### [Stated exercise]
Line by line, repeat the data below exactly, beginning at the first line and ending at the line with "(ext) at (512,460)". Omit pictures.

### [Data excerpt]
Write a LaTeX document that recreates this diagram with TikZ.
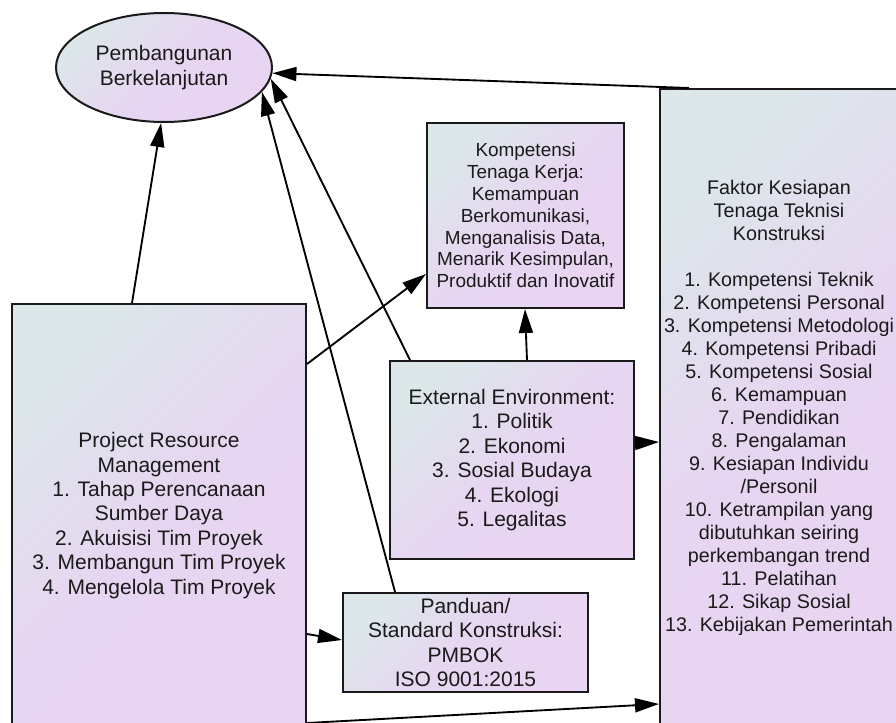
\documentclass[tikz,border=0pt]{standalone}
\usepackage{fontspec}
\setmainfont{Liberation Sans}
\usetikzlibrary{arrows.meta,calc,shapes.geometric}
\definecolor{shadeA}{RGB}{220,231,234}
\definecolor{shadeM}{RGB}{231,214,241}
\definecolor{shadeB}{RGB}{233,212,242}
\definecolor{ink}{RGB}{26,26,26}
\def\pxl#1{#1*0.75pt}
\begin{document}
\begin{tikzpicture}[x=0.75pt,y=-0.75pt,
  panel/.style={draw=ink, line width=1.5pt, top color=shadeA, bottom color=shadeB,
    middle color=shadeM, shading angle=45, inner sep=0pt, align=center, text=ink},
  bigtext/.style={font=\fontsize{15.75pt}{18.3pt}\selectfont},
  midtext/.style={font=\fontsize{14.8pt}{17.25pt}\selectfont},
  smalltext/.style={font=\fontsize{14.2pt}{16.35pt}\selectfont},
  link/.style={draw=black, line width=1.4pt, -{Triangle[length=18pt,width=10.5pt]}}
]
\useasboundingbox (0,0) rectangle (896,723);

% goal
\node[panel, ellipse, bigtext, minimum width=\pxl{216}, minimum height=\pxl{109}]
  (ell) at (164,67.5) {Pembangunan\\Berkelanjutan};

% resource management
\node[panel, bigtext, minimum width=\pxl{294}, minimum height=\pxl{423}]
  (prm) at (159,515.5) {Project Resource\\Management\\1. Tahap Perencanaan\\Sumber Daya\\2. Akuisisi Tim Proyek\\3. Membangun Tim Proyek\\4. Mengelola Tim Proyek};

% workforce competence
\node[panel, smalltext, minimum width=\pxl{197}, minimum height=\pxl{185}]
  (kom) at (525.5,215.5) {Kompetensi\\Tenaga Kerja:\\Kemampuan\\Berkomunikasi,\\Menganalisis Data,\\Menarik Kesimpulan,\\Produktif dan Inovatif};

% external environment
\node[panel, bigtext, minimum width=\pxl{244}, minimum height=\pxl{198}]
  (ext) at (512,460) {External Environment:\\1. Politik\\2. Ekonomi\\3. Sosial Budaya\\4. Ekologi\\5. Legalitas};

% standards
\node[panel, bigtext, minimum width=\pxl{245}, minimum height=\pxl{99}]
  (pan) at (465.5,642.5) {Panduan/\\Standard Konstruksi:\\PMBOK\\ISO 9001:2015};

% readiness factors
\node[panel, midtext, minimum width=\pxl{238}, minimum height=\pxl{637}]
  (fak) at (779,407.5) {Faktor Kesiapan\\Tenaga Teknisi\\Konstruksi\\\mbox{}\\1. Kompetensi Teknik\\2. Kompetensi Personal\\3. Kompetensi Metodologi\\4. Kompetensi Pribadi\\5. Kompetensi Sosial\\6. Kemampuan\\7. Pendidikan\\8. Pengalaman\\9. Kesiapan Individu\\/Personil\\10. Ketrampilan yang\\dibutuhkan seiring\\perkembangan trend\\11. Pelatihan\\12. Sikap Sosial\\13. Kebijakan Pemerintah};

% connectors
\draw[link] ($(prm.north west)+(121,0)$) -- (ell.-93);
\draw[link] ($(pan.north west)+(53,0)$) -- (ell.-14);
\draw[link] ($(ext.north west)+(21,0)$) -- (ell.-6);
\draw[link] ($(fak.north west)+(30,0)$) -- (ell.-3);
\draw[link] ($(prm.north east)+(0,61)$) -- ($(kom.north west)+(0,152)$);
\draw[link] ($(ext.north west)+(138,0)$) -- ($(kom.south west)+(99,0)$);
\draw[link] ($(ext.east)+(0,-17)$) -- ($(fak.north west)+(0,354)$);
\draw[link] ($(prm.north east)+(0,331)$) -- ($(pan.west)+(0,-2.5)$);
\draw[link] ($(prm.north east)+(0,420)$) -- ($(fak.north west)+(0,616)$);
\end{tikzpicture}
\end{document}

### [Answer to this exercise]
Write a LaTeX document that recreates this diagram with TikZ.
\documentclass[tikz,border=0pt]{standalone}
\usepackage{fontspec}
\setmainfont{Liberation Sans}
\usetikzlibrary{arrows.meta,calc,shapes.geometric}
\definecolor{shadeA}{RGB}{220,231,234}
\definecolor{shadeM}{RGB}{231,214,241}
\definecolor{shadeB}{RGB}{233,212,242}
\definecolor{ink}{RGB}{26,26,26}
\def\pxl#1{#1*0.75pt}
\begin{document}
\begin{tikzpicture}[x=0.75pt,y=-0.75pt,
  panel/.style={draw=ink, line width=1.5pt, top color=shadeA, bottom color=shadeB,
    middle color=shadeM, shading angle=45, inner sep=0pt, align=center, text=ink},
  bigtext/.style={font=\fontsize{15.75pt}{18.3pt}\selectfont},
  midtext/.style={font=\fontsize{14.8pt}{17.25pt}\selectfont},
  smalltext/.style={font=\fontsize{14.2pt}{16.35pt}\selectfont},
  link/.style={draw=black, line width=1.4pt, -{Triangle[length=18pt,width=10.5pt]}}
]
\useasboundingbox (0,0) rectangle (896,723);

% goal
\node[panel, ellipse, bigtext, minimum width=\pxl{216}, minimum height=\pxl{109}]
  (ell) at (164,67.5) {Pembangunan\\Berkelanjutan};

% resource management
\node[panel, bigtext, minimum width=\pxl{294}, minimum height=\pxl{423}]
  (prm) at (159,515.5) {Project Resource\\Management\\1. Tahap Perencanaan\\Sumber Daya\\2. Akuisisi Tim Proyek\\3. Membangun Tim Proyek\\4. Mengelola Tim Proyek};

% workforce competence
\node[panel, smalltext, minimum width=\pxl{197}, minimum height=\pxl{185}]
  (kom) at (525.5,215.5) {Kompetensi\\Tenaga Kerja:\\Kemampuan\\Berkomunikasi,\\Menganalisis Data,\\Menarik Kesimpulan,\\Produktif dan Inovatif};

% external environment
\node[panel, bigtext, minimum width=\pxl{244}, minimum height=\pxl{198}]
  (ext) at (512,460) {External Environment:\\1. Politik\\2. Ekonomi\\3. Sosial Budaya\\4. Ekologi\\5. Legalitas};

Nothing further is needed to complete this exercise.